## Stored data
## Begin

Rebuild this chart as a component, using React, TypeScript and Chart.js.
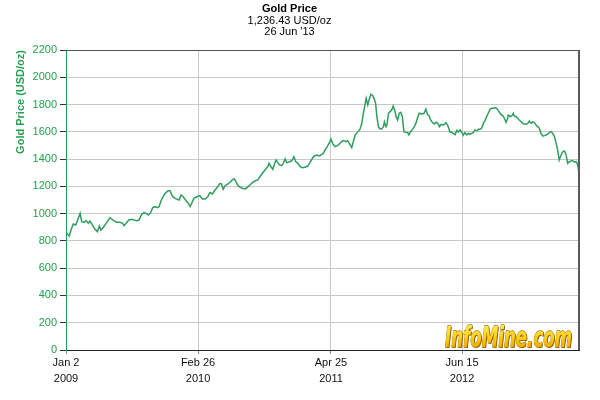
import React, { useEffect, useRef } from "react";
import { Chart, registerables } from "chart.js";

Chart.register(...registerables);

// ---- data (days since Jan 2 2009, price USD/oz) ----
const days: number[] = [
  0, 4, 10, 16, 23, 31, 37, 45, 50, 57, 64, 71, 76, 84, 92, 100, 106, 111, 119, 129,
  140, 150, 161, 172, 180, 185, 193, 200, 209, 216, 225, 232, 241, 248, 255, 262, 269, 276, 283, 291,
  296, 302, 312, 318, 325, 331, 338, 347, 354, 360, 366, 373, 382, 389, 395, 400, 407, 416, 423,
  426, 434, 442, 451, 458, 466, 474, 483, 490, 495, 500, 506, 514, 522, 529, 535, 540, 546, 554, 561,
  570, 577, 585, 593, 601, 610, 617, 625, 633, 642, 646, 652, 658, 663, 668, 674, 679, 686, 691, 697,
  702, 707, 716, 720, 725, 731, 737, 745, 752, 760, 769, 776, 784, 790, 798, 805, 811, 819, 824, 831,
  838, 843, 849, 856,
  864, 872, 879, 885, 891, 896, 901, 909, 914, 920, 927, 935, 941, 946, 951, 955, 960, 964, 970, 976,
  981, 985, 989, 994, 999, 1004, 1010, 1013, 1018, 1021, 1026, 1031, 1036, 1041, 1047, 1050, 1055, 1060, 1065, 1070,
  1075, 1081, 1087, 1091, 1096, 1102, 1108, 1113, 1118, 1124, 1132, 1139, 1145, 1150, 1155, 1160, 1166, 1172, 1177, 1183,
  1188, 1193, 1199, 1204, 1209, 1214, 1222, 1227, 1232, 1238, 1243, 1248, 1254, 1259, 1264,
  1269, 1275, 1280, 1285, 1291, 1296, 1301, 1307, 1312, 1317, 1322, 1328, 1333, 1338, 1344, 1349, 1354, 1360, 1365, 1370,
  1375, 1381, 1386, 1391, 1397, 1400, 1404, 1407, 1413, 1418, 1423, 1426, 1432, 1437, 1442, 1448, 1453, 1458, 1464, 1469,
  1474, 1480, 1485, 1490, 1495, 1501, 1506, 1511, 1517, 1522, 1527, 1533, 1538, 1543, 1548, 1554, 1558, 1563, 1566, 1569,
  1575, 1580, 1586, 1591, 1596, 1601, 1607, 1612, 1617, 1623, 1628, 1632,
];

const prices: number[] = [
  873, 851, 836, 880, 924, 917, 953, 1002, 941, 936, 948, 929, 946, 917, 885, 868, 909, 880, 900, 934,
  970, 953, 936, 936, 929, 912, 936, 953, 958, 953, 948, 953, 995, 1007, 1002, 990, 1007, 1044, 1051, 1044,
  1051, 1093, 1137, 1154, 1168, 1168, 1129, 1112, 1105, 1100, 1137, 1124, 1095, 1076, 1051, 1076, 1112, 1124, 1129,
  1132, 1107, 1107, 1124, 1154, 1144, 1173, 1198, 1222, 1217, 1178, 1205, 1217, 1230, 1247, 1256, 1239, 1210, 1193, 1186,
  1181, 1193, 1210, 1227, 1239, 1247, 1271, 1296, 1320, 1344, 1369, 1344, 1325, 1362, 1393, 1374, 1357, 1352, 1369, 1401,
  1374, 1376, 1386, 1393, 1418, 1381, 1369, 1344, 1337, 1340, 1349, 1374, 1406, 1423, 1430, 1423, 1430, 1442, 1467, 1491,
  1520, 1547, 1510, 1491,
  1498, 1516, 1533, 1535, 1528, 1535, 1516, 1484, 1528, 1577, 1596, 1618, 1662, 1736, 1797, 1846, 1797, 1833, 1875, 1865,
  1838, 1809, 1711, 1638, 1621, 1621, 1638, 1674, 1638, 1650, 1736, 1748, 1760, 1789, 1748, 1711, 1687, 1736, 1743, 1711,
  1601, 1596, 1594, 1577, 1601, 1618, 1638, 1662, 1699, 1736, 1731, 1736, 1767, 1728, 1718, 1687, 1667, 1657, 1670, 1662,
  1638, 1655, 1650, 1655, 1667, 1650, 1596, 1596, 1589, 1580, 1610, 1598, 1613, 1595, 1575,
  1594, 1577, 1589, 1582, 1589, 1596, 1613, 1608, 1618, 1618, 1626, 1662, 1682, 1711, 1740, 1765, 1772, 1772, 1777, 1772,
  1755, 1736, 1723, 1716, 1687, 1670, 1692, 1723, 1711, 1716, 1736, 1716, 1711, 1699, 1687, 1674, 1662, 1657, 1655, 1662,
  1679, 1662, 1674, 1667, 1650, 1638, 1626, 1589, 1569, 1572, 1577, 1584, 1596, 1601, 1589, 1565, 1528, 1479, 1437, 1393,
  1430, 1454, 1459, 1430, 1369, 1381, 1386, 1389, 1379, 1381, 1357, 1300,
];

const tickDays: number[] = [0, 420, 843, 1260];
const tickLabels: string[][] = [
  ["Jan 2", "2009"],
  ["Feb 26", "2010"],
  ["Apr 25", "2011"],
  ["Jun 15", "2012"],
];

const titleText = "Gold Price";
const subtitleLines = ["1,236.43 USD/oz", "26 Jun '13"];
const yAxisTitle = "Gold Price (USD/oz)";
const watermarkText = "InfoMine.com";

const GREEN = "#22a04f";
const LINE_GREEN = "#2f9d5e";
const FONT = "'Liberation Sans', Arial, sans-serif";

const framePlugin = {
  id: "frameAndMark",
  beforeDatasetsDraw(chart: any) {
    const { ctx, chartArea } = chart;
    const { right, bottom } = chartArea;
    ctx.save();
    ctx.font = `italic bold 26px 'DejaVu Sans', sans-serif`;
    const w = ctx.measureText(watermarkText).width;
    const targetW = 127;
    const sx = targetW / w;
    ctx.translate(right - 7 - targetW, bottom - 3);
    ctx.scale(sx, 1.12);
    ctx.textBaseline = "alphabetic";
    ctx.textAlign = "left";
    ctx.lineJoin = "round";
    ctx.fillStyle = "#8a5a00";
    ctx.fillText(watermarkText, 1.6, 1.2);
    ctx.strokeStyle = "#b07a00";
    ctx.lineWidth = 1.2;
    ctx.strokeText(watermarkText, 0, 0);
    const g = ctx.createLinearGradient(0, -19, 0, 0);
    g.addColorStop(0, "#ffe85a");
    g.addColorStop(0.5, "#ffd21c");
    g.addColorStop(1, "#f0ac00");
    ctx.fillStyle = g;
    ctx.fillText(watermarkText, 0, 0);
    ctx.restore();
  },
  afterDraw(chart: any) {
    const { ctx, chartArea } = chart;
    const { left, top, right, bottom } = chartArea;
    ctx.save();
    ctx.strokeStyle = "#555";
    ctx.lineWidth = 1;
    ctx.beginPath();
    ctx.moveTo(left, top + 0.5);
    ctx.lineTo(right, top + 0.5);
    ctx.stroke();
    ctx.lineWidth = 2;
    ctx.strokeStyle = "#5a5a5a";
    ctx.beginPath();
    ctx.moveTo(right, top);
    ctx.lineTo(right, bottom);
    ctx.stroke();
    ctx.restore();
  },
};

export default function App() {
  const ref = useRef<HTMLCanvasElement | null>(null);

  useEffect(() => {
    if (!ref.current) return;
    const chart = new Chart(ref.current, {
      type: "line",
      data: {
        datasets: [
          {
            label: "Gold Price",
            data: days.map((d, i) => ({ x: d, y: prices[i] })),
            borderColor: LINE_GREEN,
            borderWidth: 1.5,
            pointRadius: 0,
            fill: false,
            tension: 0,
          },
        ],
      },
      options: {
        responsive: false,
        animation: false,
        layout: { padding: { left: 0, right: 21, top: 0, bottom: 0 } },
        plugins: {
          legend: { display: false },
          tooltip: { enabled: false },
          title: {
            display: true,
            text: titleText,
            color: "#000",
            font: { family: FONT, size: 11, weight: "bold", lineHeight: 1.2 },
            padding: { top: 2, bottom: 0 },
          },
          subtitle: {
            display: true,
            text: subtitleLines,
            color: "#000",
            font: { family: FONT, size: 11, lineHeight: 1.0 },
            padding: { top: 0, bottom: 12.8 },
          },
        },
        scales: {
          x: {
            type: "linear",
            min: 0,
            max: days[days.length - 1],
            afterBuildTicks: (scale: any) => {
              scale.ticks = tickDays.map((v) => ({ value: v }));
            },
            afterFit: (scale: any) => {
              scale.height = 50;
            },
            ticks: {
              autoSkip: false,
              maxRotation: 0,
              padding: 1,
              color: "#111",
              font: { family: FONT, size: 11, lineHeight: 1.45 },
              callback: (value: any) => {
                const i = tickDays.indexOf(Number(value));
                return i >= 0 ? tickLabels[i] : "";
              },
            },
            grid: {
              color: "#c8c8c8",
              tickColor: "#888",
              tickLength: 4,
            },
            border: { color: "#222", width: 1 },
          },
          y: {
            min: 0,
            max: 2200,
            afterFit: (scale: any) => {
              scale.width = 66;
            },
            ticks: {
              stepSize: 200,
              padding: 3,
              color: GREEN,
              font: { family: FONT, size: 11 },
              callback: (value: any) => String(value),
            },
            grid: {
              color: "#c8c8c8",
              tickColor: "#333",
              tickLength: 6,
            },
            border: { color: GREEN, width: 1 },
            title: {
              display: true,
              text: yAxisTitle,
              align: "end",
              color: GREEN,
              font: { family: FONT, size: 11, weight: "bold", lineHeight: 1.2 },
              padding: { top: 14, bottom: 0 },
            },
          },
        },
      },
      plugins: [framePlugin],
    } as any);
    return () => chart.destroy();
  }, []);

  return (
    <div style={{ position: "fixed", left: 0, top: 0, width: 600, height: 400, background: "#fff" }}>
      <canvas ref={ref} width={600} height={400} />
    </div>
  );
}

## End

## Job
Give again, word for word, every line from the top of the data through the line with "Chart.register(...registerables);", both ends included, and exclude the pictures.

## Expected answer
Rebuild this chart as a component, using React, TypeScript and Chart.js.
import React, { useEffect, useRef } from "react";
import { Chart, registerables } from "chart.js";

Chart.register(...registerables);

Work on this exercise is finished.